To illustrate, let's start with the simplest case $R=\Z$, $n=1$. We're looking for polynomials $f(x) \in \Q[x]$ such that $f(0)=0$ and $df$ is an integral 1-form, and we're hoping that $f(x)$ itself isn't integral. So, write $f(x)=\sum a_k x^k$. Then $df = \sum k\cdot a_k x^{k-1} dx$. So we're demanding that $k\cdot a_k \in \Z$, but allowing that $a_k \notin \Z$. Of course, we can choose these $a_k$ distinctly since everything in sight is linear.
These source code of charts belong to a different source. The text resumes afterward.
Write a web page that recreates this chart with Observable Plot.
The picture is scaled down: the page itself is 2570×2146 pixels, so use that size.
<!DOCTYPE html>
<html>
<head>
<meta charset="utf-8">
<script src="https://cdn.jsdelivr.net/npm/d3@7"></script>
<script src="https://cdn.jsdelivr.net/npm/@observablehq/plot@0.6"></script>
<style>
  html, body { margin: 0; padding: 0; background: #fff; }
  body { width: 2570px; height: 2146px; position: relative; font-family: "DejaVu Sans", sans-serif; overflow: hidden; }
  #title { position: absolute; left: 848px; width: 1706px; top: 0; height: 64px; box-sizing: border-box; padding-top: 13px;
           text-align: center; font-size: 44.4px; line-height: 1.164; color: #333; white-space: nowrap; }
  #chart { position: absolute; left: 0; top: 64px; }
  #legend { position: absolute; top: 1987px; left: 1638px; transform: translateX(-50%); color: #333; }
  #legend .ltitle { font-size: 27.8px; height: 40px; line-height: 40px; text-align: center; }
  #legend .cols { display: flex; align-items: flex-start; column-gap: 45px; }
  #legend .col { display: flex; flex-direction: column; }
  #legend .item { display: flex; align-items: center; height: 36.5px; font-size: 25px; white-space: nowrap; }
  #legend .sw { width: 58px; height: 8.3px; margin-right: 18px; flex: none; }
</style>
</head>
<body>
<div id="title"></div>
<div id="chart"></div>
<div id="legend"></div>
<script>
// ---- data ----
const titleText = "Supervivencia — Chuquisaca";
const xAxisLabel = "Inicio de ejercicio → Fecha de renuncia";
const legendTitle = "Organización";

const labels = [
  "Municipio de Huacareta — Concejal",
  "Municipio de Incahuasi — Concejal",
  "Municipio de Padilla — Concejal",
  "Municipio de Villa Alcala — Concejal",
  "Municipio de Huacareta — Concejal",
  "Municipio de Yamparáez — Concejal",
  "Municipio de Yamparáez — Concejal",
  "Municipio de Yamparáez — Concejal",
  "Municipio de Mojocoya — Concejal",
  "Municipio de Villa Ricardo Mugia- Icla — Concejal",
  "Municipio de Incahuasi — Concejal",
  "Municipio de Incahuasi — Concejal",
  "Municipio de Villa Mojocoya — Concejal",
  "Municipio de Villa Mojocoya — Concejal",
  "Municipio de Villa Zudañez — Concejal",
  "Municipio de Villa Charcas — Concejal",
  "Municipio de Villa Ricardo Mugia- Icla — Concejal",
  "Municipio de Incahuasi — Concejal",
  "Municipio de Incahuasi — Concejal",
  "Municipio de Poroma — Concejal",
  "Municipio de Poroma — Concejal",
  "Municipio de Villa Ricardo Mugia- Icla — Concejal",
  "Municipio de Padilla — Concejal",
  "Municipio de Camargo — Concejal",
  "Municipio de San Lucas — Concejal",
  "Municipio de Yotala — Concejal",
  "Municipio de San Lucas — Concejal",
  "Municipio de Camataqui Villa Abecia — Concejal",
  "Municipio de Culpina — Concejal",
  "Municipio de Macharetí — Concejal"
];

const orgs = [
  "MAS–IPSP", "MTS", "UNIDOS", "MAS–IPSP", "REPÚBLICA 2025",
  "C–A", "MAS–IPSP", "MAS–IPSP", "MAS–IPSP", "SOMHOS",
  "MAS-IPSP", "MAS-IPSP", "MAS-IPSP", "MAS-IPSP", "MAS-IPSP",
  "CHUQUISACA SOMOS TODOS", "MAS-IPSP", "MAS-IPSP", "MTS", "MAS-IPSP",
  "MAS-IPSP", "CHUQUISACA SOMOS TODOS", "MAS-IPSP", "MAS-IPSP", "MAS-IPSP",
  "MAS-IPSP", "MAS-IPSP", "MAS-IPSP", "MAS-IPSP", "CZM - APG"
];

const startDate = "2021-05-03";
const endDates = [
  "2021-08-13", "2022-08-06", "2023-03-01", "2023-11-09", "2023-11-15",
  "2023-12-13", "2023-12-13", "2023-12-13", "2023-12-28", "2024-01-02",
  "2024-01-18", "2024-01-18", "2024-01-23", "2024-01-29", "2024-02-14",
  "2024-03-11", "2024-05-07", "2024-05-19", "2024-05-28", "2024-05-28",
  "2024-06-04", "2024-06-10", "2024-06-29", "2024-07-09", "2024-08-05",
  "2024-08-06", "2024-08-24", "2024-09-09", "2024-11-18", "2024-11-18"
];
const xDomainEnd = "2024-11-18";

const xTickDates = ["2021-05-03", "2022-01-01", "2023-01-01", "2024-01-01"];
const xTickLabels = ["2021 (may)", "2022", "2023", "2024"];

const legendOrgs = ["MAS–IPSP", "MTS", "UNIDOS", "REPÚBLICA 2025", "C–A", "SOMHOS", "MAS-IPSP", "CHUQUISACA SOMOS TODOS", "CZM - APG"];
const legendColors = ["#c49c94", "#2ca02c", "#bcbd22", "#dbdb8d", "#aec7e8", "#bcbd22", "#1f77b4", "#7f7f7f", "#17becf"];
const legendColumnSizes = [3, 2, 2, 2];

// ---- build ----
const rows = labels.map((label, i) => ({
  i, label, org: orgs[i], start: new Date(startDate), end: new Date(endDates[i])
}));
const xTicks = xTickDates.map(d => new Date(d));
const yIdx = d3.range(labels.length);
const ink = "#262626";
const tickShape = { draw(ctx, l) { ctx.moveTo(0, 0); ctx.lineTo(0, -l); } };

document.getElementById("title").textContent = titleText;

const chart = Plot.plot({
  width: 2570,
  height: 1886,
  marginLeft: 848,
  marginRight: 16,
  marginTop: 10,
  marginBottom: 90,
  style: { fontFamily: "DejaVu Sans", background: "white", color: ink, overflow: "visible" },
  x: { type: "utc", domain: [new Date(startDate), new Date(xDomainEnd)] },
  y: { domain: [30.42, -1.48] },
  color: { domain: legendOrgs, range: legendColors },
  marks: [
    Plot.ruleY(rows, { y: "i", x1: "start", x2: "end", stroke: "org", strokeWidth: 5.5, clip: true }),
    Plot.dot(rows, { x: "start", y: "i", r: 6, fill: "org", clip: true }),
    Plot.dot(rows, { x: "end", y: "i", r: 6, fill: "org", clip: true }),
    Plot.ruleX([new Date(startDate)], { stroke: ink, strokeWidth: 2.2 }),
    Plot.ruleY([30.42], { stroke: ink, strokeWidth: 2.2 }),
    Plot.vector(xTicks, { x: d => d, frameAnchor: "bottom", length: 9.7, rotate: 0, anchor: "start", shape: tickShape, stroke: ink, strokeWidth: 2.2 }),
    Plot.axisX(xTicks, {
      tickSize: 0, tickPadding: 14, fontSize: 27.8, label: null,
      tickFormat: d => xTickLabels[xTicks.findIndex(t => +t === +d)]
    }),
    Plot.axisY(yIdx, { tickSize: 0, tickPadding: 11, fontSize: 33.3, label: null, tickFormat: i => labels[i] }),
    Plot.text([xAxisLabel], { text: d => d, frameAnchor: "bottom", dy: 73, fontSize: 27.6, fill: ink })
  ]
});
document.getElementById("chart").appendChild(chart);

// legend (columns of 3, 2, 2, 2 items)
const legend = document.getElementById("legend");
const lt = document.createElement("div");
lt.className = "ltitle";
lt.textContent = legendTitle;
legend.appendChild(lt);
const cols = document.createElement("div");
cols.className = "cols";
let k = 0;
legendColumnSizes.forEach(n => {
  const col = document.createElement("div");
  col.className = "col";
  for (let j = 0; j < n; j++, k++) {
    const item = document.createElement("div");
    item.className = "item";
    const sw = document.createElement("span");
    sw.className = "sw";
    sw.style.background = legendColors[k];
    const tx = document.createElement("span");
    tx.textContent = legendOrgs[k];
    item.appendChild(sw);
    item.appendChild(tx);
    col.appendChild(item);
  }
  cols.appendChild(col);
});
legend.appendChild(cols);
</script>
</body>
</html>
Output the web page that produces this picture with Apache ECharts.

Moreover, any choice $a_k \in \Z$ is considered trivial. Thus, the first de Rham cohomology group of the affine line over $\Z$ is
$$ H^1(\A^1_\Z) = \Z/1\Z \oplus \Z/2\Z \oplus \Z/3\Z \oplus \Z/4\Z \oplus \Z/5\Z \oplus \ldots !$$
Now, if you extend to multivariable functions and write $f(x) = \sum_{J} a_J x^J$ (using multiindex notation), then you'll get that each $a_J \in \Q$ must have denominator a divisor of all the $j_1,\ldots,j_n$, so $a_J$ can be chosen precisely from $\Z[1/\mbox{gcd}(j_k)]$, and hence
$$H^1(\A^n_\Z) = \bigoplus_J \Z/\mbox{gcd}(j_k)\Z,$$
where $J=(j_1,...,j_n)$ runs over all length-$n$ multiindices (and every number divides $0$, of course).
...all of which is the cutest thing I've seen all week. Maybe I need to get out more.